Retype the data exactly, from its first line to the line containing "const vmsCSpeed = [70, 50, 40, 50, 70, 70];", including both, and skip any picture.

▼▼▼

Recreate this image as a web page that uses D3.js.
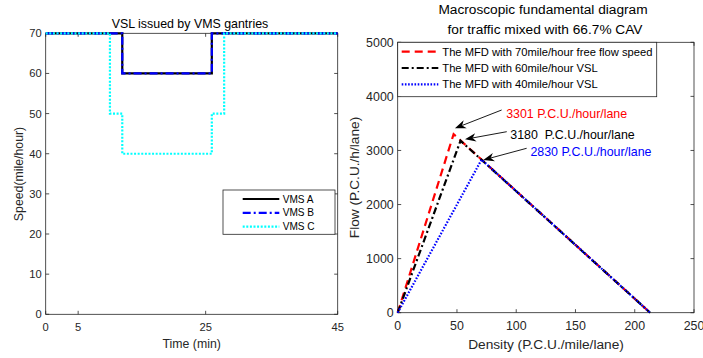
<!DOCTYPE html>
<html><head><meta charset="utf-8">
<script src="https://cdn.jsdelivr.net/npm/d3@7"></script>
<style>
body{margin:0;background:#fff}
svg{display:block}
text{font-family:"Liberation Sans",Arial,Helvetica,sans-serif;white-space:pre}
</style>
</head><body>
<svg id="c" width="703" height="358"></svg>
<script>
// ---------- data: left panel ----------
const timeTicks = [0, 5, 24.65, 45];
const timeTickLabels = ["0", "5", "25", "45"];
const speedTicks = [0, 10, 20, 30, 40, 50, 60, 70];
const vmsNames = ["VMS A", "VMS B", "VMS C"];
const vmsATime = [0, 11.8, 25.6, 45];
const vmsASpeed = [70, 60, 70, 70];
const vmsBTime = [0, 11.8, 25.6, 45];
const vmsBSpeed = [70, 60, 70, 70];
const vmsCTime = [0, 9.9, 11.8, 25.6, 27.5, 45];
const vmsCSpeed = [70, 50, 40, 50, 70, 70];

// ---------- data: right panel ----------
const densityTicks = [0, 50, 100, 150, 200, 250];
const flowTicks = [0, 1000, 2000, 3000, 4000, 5000];
const mfdNames = ["The MFD with 70mile/hour free flow speed", "The MFD with 60mile/hour VSL", "The MFD with 40mile/hour VSL"];
const mfd70Density = [0, 47.16, 213];
const mfd70Flow = [0, 3301, 0];
const mfd60Density = [0, 53.0, 213];
const mfd60Flow = [0, 3180, 0];
const mfd40Density = [0, 70.75, 213];
const mfd40Flow = [0, 2830, 0];
const capacityLabels = ["3301 P.C.U./hour/lane", "3180  P.C.U./hour/lane", "2830 P.C.U./hour/lane"];
// annotation anchors (data coords): text start, arrow tail, arrow tip
const annTextDensity = [91.5, 95, 112];
const annTextFlow = [3680, 3290, 2970];
const annTailDensity = [87.7, 92, 108.8];
const annTailFlow = [3748, 3347, 3040];
const annTipDensity = [48.3, 56.8, 72.2];
const annTipFlow = [3410, 3206, 2824];

const svg = d3.select("#c");
const AX = "#262626";
const FONT = "\"Liberation Sans\",Arial,sans-serif";

function frame(g, x, y, xt, xtl, yt, fs) {
  const [x0, x1] = x.range(), [y0, y1] = y.range(); // y0 bottom
  g.append("rect").attr("x", x0).attr("y", y1).attr("width", x1 - x0).attr("height", y0 - y1)
    .attr("fill", "none").attr("stroke", AX).attr("stroke-width", 0.8);
  const tl = 3.5;
  xt.forEach((v, i) => {
    const px = x(v);
    g.append("line").attr("x1", px).attr("x2", px).attr("y1", y0).attr("y2", y0 - tl).attr("stroke", AX).attr("stroke-width", 0.8);
    g.append("line").attr("x1", px).attr("x2", px).attr("y1", y1).attr("y2", y1 + tl).attr("stroke", AX).attr("stroke-width", 0.8);
    g.append("text").attr("x", px).attr("y", y0 + 12.5 + fs * 0.35).attr("text-anchor", "middle")
      .attr("font-size", fs).attr("fill", AX).text(xtl[i]);
  });
  yt.forEach(v => {
    const py = y(v);
    g.append("line").attr("x1", x0).attr("x2", x0 + tl).attr("y1", py).attr("y2", py).attr("stroke", AX).attr("stroke-width", 0.8);
    g.append("line").attr("x1", x1).attr("x2", x1 - tl).attr("y1", py).attr("y2", py).attr("stroke", AX).attr("stroke-width", 0.8);
    g.append("text").attr("x", x0 - 4).attr("y", py + fs * 0.36).attr("text-anchor", "end")
      .attr("font-size", fs).attr("fill", AX).text(String(v));
  });
}

// ================= LEFT PANEL =================
const xL = d3.scaleLinear().domain([0, 45]).range([45.7, 337.7]);
const yL = d3.scaleLinear().domain([0, 70]).range([314.3, 33.3]);
const gL = svg.append("g");
frame(gL, xL, yL, timeTicks, timeTickLabels, speedTicks, 11.2);

const stepLine = d3.line().x(d => xL(d[0])).y(d => yL(d[1])).curve(d3.curveStepAfter);
const leftSeries = [
  {t: vmsATime, s: vmsASpeed, color: "#000000", dash: null},
  {t: vmsBTime, s: vmsBSpeed, color: "#0000ff", dash: "8,3,2,3"},
  {t: vmsCTime, s: vmsCSpeed, color: "#00ffff", dash: "2,1.6"}
];
leftSeries.forEach(se => {
  gL.append("path").datum(d3.zip(se.t, se.s)).attr("d", stepLine)
    .attr("fill", "none").attr("stroke", se.color).attr("stroke-width", 2.2)
    .attr("stroke-dasharray", se.dash);
});
gL.append("text").attr("x", 190).attr("y", 28).attr("text-anchor", "middle").attr("font-size", 12.4).attr("fill", "#000")
  .text("VSL issued by VMS gantries");
gL.append("text").attr("x", 191.7).attr("y", 347.5).attr("text-anchor", "middle").attr("font-size", 12.3).attr("fill", AX)
  .text("Time (min)");
gL.append("text").attr("transform", "translate(23,174) rotate(-90)").attr("text-anchor", "middle").attr("font-size", 12.3).attr("fill", AX)
  .text("Speed(mile/hour)");
// legend
const lgL = gL.append("g");
lgL.append("rect").attr("x", 223).attr("y", 190).attr("width", 112).attr("height", 44.3)
  .attr("fill", "#fff").attr("stroke", AX).attr("stroke-width", 0.8);
leftSeries.forEach((se, i) => {
  const yy = 199 + i * 13.8;
  lgL.append("line").attr("x1", 242.7).attr("x2", 279.3).attr("y1", yy).attr("y2", yy)
    .attr("stroke", se.color).attr("stroke-width", 2.2).attr("stroke-dasharray", se.dash);
  lgL.append("text").attr("x", 282.7).attr("y", yy + 3.6).attr("font-size", 10.1).attr("fill", "#000").text(vmsNames[i]);
});

// ================= RIGHT PANEL =================
const xR = d3.scaleLinear().domain([0, 250]).range([397.7, 694]);
const yR = d3.scaleLinear().domain([0, 5000]).range([312.7, 42.3]);
const gR = svg.append("g");
frame(gR, xR, yR, densityTicks, densityTicks.map(String), flowTicks, 12.4);

const mfdLine = d3.line().x(d => xR(d[0])).y(d => yR(d[1]));
const rightSeries = [
  {d: mfd70Density, f: mfd70Flow, color: "#ff0000", dash: "8,5"},
  {d: mfd60Density, f: mfd60Flow, color: "#000000", dash: "7,3,2,3"},
  {d: mfd40Density, f: mfd40Flow, color: "#0000ff", dash: "1.6,1.6"}
];
rightSeries.forEach(se => {
  gR.append("path").datum(d3.zip(se.d, se.f)).attr("d", mfdLine)
    .attr("fill", "none").attr("stroke", se.color).attr("stroke-width", 2.2)
    .attr("stroke-dasharray", se.dash);
});
// annotations
const annColors = ["#ff0000", "#000000", "#0000ff"];
capacityLabels.forEach((lab, i) => {
  const tx = xR(annTailDensity[i]), ty = yR(annTailFlow[i]);
  const hx = xR(annTipDensity[i]), hy = yR(annTipFlow[i]);
  const dx = hx - tx, dy = hy - ty, L = Math.hypot(dx, dy);
  const ux = dx / L, uy = dy / L, nx = -uy, ny = ux;
  const hl = 11, hw = 4.2;
  const bx = hx - ux * hl, by = hy - uy * hl;
  gR.append("line").attr("x1", tx).attr("y1", ty).attr("x2", bx + ux * 3).attr("y2", by + uy * 3)
    .attr("stroke", "#000").attr("stroke-width", 0.9);
  const notch = [hx - ux * hl * 0.7, hy - uy * hl * 0.7];
  gR.append("path").attr("d", `M${hx},${hy}L${bx + nx * hw},${by + ny * hw}L${notch[0]},${notch[1]}L${bx - nx * hw},${by - ny * hw}Z`)
    .attr("fill", "#000");
  gR.append("text").attr("x", xR(annTextDensity[i])).attr("y", yR(annTextFlow[i]) + 4.4)
    .attr("font-size", 12.4).attr("fill", annColors[i]).text(lab);
});
gR.append("text").attr("x", 543).attr("y", 14).attr("text-anchor", "middle").attr("font-size", 13.7).attr("fill", "#000")
  .text("Macroscopic fundamental diagram");
gR.append("text").attr("x", 545).attr("y", 34).attr("text-anchor", "middle").attr("font-size", 13.7).attr("fill", "#000")
  .text("for traffic mixed with 66.7% CAV");
gR.append("text").attr("x", 546).attr("y", 348.8).attr("text-anchor", "middle").attr("font-size", 13.7).attr("fill", AX)
  .text("Density (P.C.U./mile/lane)");
gR.append("text").attr("transform", "translate(359,177.5) rotate(-90)").attr("text-anchor", "middle").attr("font-size", 13.7).attr("fill", AX)
  .text("Flow (P.C.U./h/lane)");
// legend
const lgR = gR.append("g");
lgR.append("rect").attr("x", 397.7).attr("y", 42.3).attr("width", 259).attr("height", 54.4)
  .attr("fill", "#fff").attr("stroke", AX).attr("stroke-width", 0.8);
rightSeries.forEach((se, i) => {
  const yy = 51.7 + i * 16.3;
  lgR.append("line").attr("x1", 401.7).attr("x2", 438.3).attr("y1", yy).attr("y2", yy)
    .attr("stroke", se.color).attr("stroke-width", 2.2).attr("stroke-dasharray", se.dash);
  lgR.append("text").attr("x", 442.3).attr("y", yy + 4).attr("font-size", 11.2).attr("fill", "#000").text(mfdNames[i]);
});
</script>
</body></html>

▲▲▲

=== FINISHED ANSWER ===
Recreate this image as a web page that uses D3.js.
<!DOCTYPE html>
<html><head><meta charset="utf-8">
<script src="https://cdn.jsdelivr.net/npm/d3@7"></script>
<style>
body{margin:0;background:#fff}
svg{display:block}
text{font-family:"Liberation Sans",Arial,Helvetica,sans-serif;white-space:pre}
</style>
</head><body>
<svg id="c" width="703" height="358"></svg>
<script>
// ---------- data: left panel ----------
const timeTicks = [0, 5, 24.65, 45];
const timeTickLabels = ["0", "5", "25", "45"];
const speedTicks = [0, 10, 20, 30, 40, 50, 60, 70];
const vmsNames = ["VMS A", "VMS B", "VMS C"];
const vmsATime = [0, 11.8, 25.6, 45];
const vmsASpeed = [70, 60, 70, 70];
const vmsBTime = [0, 11.8, 25.6, 45];
const vmsBSpeed = [70, 60, 70, 70];
const vmsCTime = [0, 9.9, 11.8, 25.6, 27.5, 45];
const vmsCSpeed = [70, 50, 40, 50, 70, 70];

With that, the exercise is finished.